There are crazy editors, too, and even more crazy owners. There are more and more small publishing houses, especially on the digital side, and they vary from professional and determined, to ambitious and frivolous. Sometimes there’s no way of knowing which is which, and that’s why many authors wait until the company has been going awhile.

Rumours abound. Most have a nugget of truth about them, but very few can be taken completely at face value. There are usually far more elements than any one person can know. For instance, three or so disgruntled authors can cause huge damage to a company. They could be right in whatever it is they say, or they could have another reason, a grudge or a personal dispute. Sometimes a rumour can grow as you watch it, and expand into a total shitstorm, where people who know very little about the situation take a view, and that view becomes the truth.

It’s not just in publishing, of course. My mother worked in the fashion industry all her life, and publishing is still on the nursery slopes compared to the fashion slalom. “The Devil Wears Prada” is a sugary version of what really goes on. Fashion runs on paranoia, desperation and despair, but produces some truly beautiful things, and a designer like Karl Lagerfeld could probably buy Bolivia if he wanted it.
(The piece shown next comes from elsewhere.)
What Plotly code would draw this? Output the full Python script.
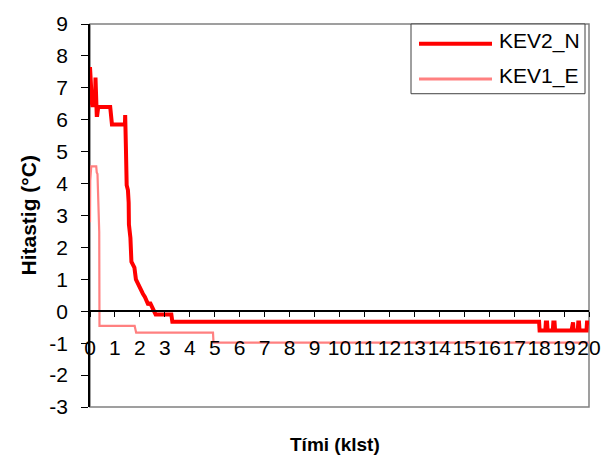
import plotly.graph_objects as go

# ---- data (time in hours, temperature in °C) ----
kev2_t = [0.00, 0.02, 0.04, 0.06, 0.08, 0.10, 0.12, 0.14, 0.17, 0.20, 0.22, 0.23, 0.25, 0.27, 0.29, 0.31, 0.33,
          0.81, 0.88, 1.40, 1.41, 1.44, 1.45, 1.47, 1.52, 1.55, 1.56, 1.62, 1.66, 1.70, 1.78, 1.84, 1.92, 2.00,
          2.05, 2.12, 2.20, 2.28, 2.34, 2.40, 2.47, 2.52, 2.58, 2.63, 3.26, 3.30,
          18.00, 18.02, 18.25, 18.27, 18.32, 18.34, 18.55, 18.57, 18.62, 18.64, 19.30, 19.32, 19.36,
          19.38, 19.55, 19.57, 19.60, 19.62, 19.90, 19.92, 20.00]
kev2_v = [7.65, 7.20, 6.95, 6.70, 6.50, 6.40, 6.90, 6.45, 6.55, 6.45, 7.32, 6.80, 6.40, 6.15, 6.15, 6.40, 6.40,
          6.40, 5.85, 5.85, 6.15, 5.10, 4.60, 3.95, 3.80, 3.40, 2.72, 2.30, 1.55, 1.50, 1.37, 1.00, 0.86, 0.70,
          0.62, 0.55, 0.45, 0.30, 0.20, 0.28, 0.15, 0.12, 0.00, -0.10, -0.10, -0.33,
          -0.33, -0.60, -0.60, -0.35, -0.35, -0.60, -0.60, -0.35, -0.35, -0.60, -0.60, -0.35, -0.35,
          -0.60, -0.60, -0.35, -0.35, -0.60, -0.60, -0.35, -0.35]

kev1_t = [0.00, 0.01, 0.05, 0.25, 0.27, 0.30, 0.37, 0.38, 1.79, 1.85, 4.93, 4.95, 20.00]
kev1_v = [2.79, 4.10, 4.54, 4.54, 4.35, 4.30, 2.49, -0.46, -0.46, -0.67, -0.67, -0.98, -0.98]

series_names = ["KEV2_N", "KEV1_E"]
series_colors = ["#FF0000", "#FF8080"]
x_ticks = list(range(0, 21))
y_ticks = list(range(-3, 10))

FONT = "Liberation Sans, Arial, sans-serif"

fig = go.Figure()
fig.add_trace(go.Scatter(x=kev1_t, y=kev1_v, mode="lines", name=series_names[1],
                         line=dict(color=series_colors[1], width=2.2), showlegend=False))
fig.add_trace(go.Scatter(x=kev2_t, y=kev2_v, mode="lines", name=series_names[0],
                         line=dict(color=series_colors[0], width=4), showlegend=False))

fig.update_layout(
    width=614, height=461,
    margin=dict(l=90, r=25, t=17, b=54),
    paper_bgcolor="white", plot_bgcolor="white",
    font=dict(family=FONT, size=21, color="black"),
    xaxis=dict(range=[0, 20], tickvals=x_ticks, ticktext=[str(v) for v in x_ticks],
               anchor="free", position=0.25, showgrid=False, zeroline=False,
               showline=True, linecolor="black", linewidth=1.5,
               ticks="outside", ticklen=5, tickcolor="black", tickwidth=1,
               tickangle=0, ticklabelstandoff=13, tickfont=dict(size=21)),
    yaxis=dict(range=[-3, 9], tickvals=y_ticks, ticktext=[str(v) for v in y_ticks],
               showgrid=False, zeroline=False, showline=True, linecolor="black", linewidth=1.5,
               ticks="outside", ticklen=7, tickcolor="black", tickwidth=1,
               ticklabelstandoff=9, tickfont=dict(size=21)),
)

# plot frame (grey)
fig.add_shape(type="rect", xref="paper", yref="paper", x0=0, x1=1, y0=0, y1=1,
              line=dict(color="#808080", width=1.5), layer="below")

# legend box (manual, to match long line samples)
lx0, lx1 = (411 - 90) / 499, (585 - 90) / 499
ly_top, ly_bot = (407 - 17) / 390, (407 - 88) / 390
fig.add_shape(type="rect", xref="paper", yref="paper", x0=lx0, x1=lx1, y0=ly_bot, y1=ly_top,
              line=dict(color="#404040", width=1), fillcolor="white", layer="above")
rows = [(37, 34.5), (73, 70)]
for i, (ly, ty) in enumerate(rows):
    yy = (407 - ly) / 390
    fig.add_shape(type="line", xref="paper", yref="paper",
                  x0=(419 - 90) / 499, x1=(492 - 90) / 499, y0=yy, y1=yy,
                  line=dict(color=series_colors[i], width=4 if i == 0 else 3), layer="above")
    fig.add_annotation(xref="paper", yref="paper", x=(497 - 90) / 499, y=(407 - ty) / 390,
                       text=series_names[i], showarrow=False, xanchor="left", yanchor="middle",
                       font=dict(size=21, family=FONT, color="black"))

# axis titles
fig.add_annotation(xref="paper", yref="paper", x=(335 - 90) / 499, y=(407 - 445) / 390,
                   text="<b>Tími (klst)</b>", showarrow=False, xanchor="center", yanchor="middle",
                   font=dict(size=19, family=FONT, color="black"))
fig.add_annotation(xref="paper", yref="paper", x=(28 - 90) / 499, y=0.5,
                   text="<b>Hitastig (°C)</b>", showarrow=False, textangle=-90,
                   xanchor="center", yanchor="middle",
                   font=dict(size=21, family=FONT, color="black"))

fig.write_html("out.html")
Oh yes, and the self-publishing thing? There is an attitude I’ve heard voiced that hasn’t been aired anywhere that I’ve seen. Let me say that I would love to see a self-published author do really well, someone unknown who makes it.

But publishers and agents are cheering in the background, because since computers became commonplace, manuscripts have been snowing into the offices of the big publishers and agents. Far more than they can handle. The self-publishing boom should help with that, at least a bit. Rather than wait 6 months or more for a reply, the impatient author is taking her own path. Most fail. Some don’t. But instead of authors, they become businesspeople. And the slush pile shrinks a bit.

The truth about NBI? The owner did a runner. We have never heard from her since. The truth about Triskelion? Borders made huge orders for print, then returned nearly all the books. If that hadn’t happened, the company would have bumbled on a lot longer. The owner’s husband was also a Realtor in Arizona, so the good times ended rather suddenly. But at least Trisk filed for bankruptcy, instead of just disappearing. Not entirely good news, but at least the authors stood a chance of getting their rights back in reasonable time. All the other rumours about the company had some truth, and some outright falsehoods, but once the mob got hold of it, it didn’t stand a chance.

And yes, I’ve been involved in one shitstorm I still feel shame about, because I didn’t know the full truth when I gave my opinion. And no, I won’t say what it is, because the person involved has suffered enough. It taught me not to jump in, wellies first. I will give an opinion, but I won’t take part in any mobs. Unless it’s of the flash variety.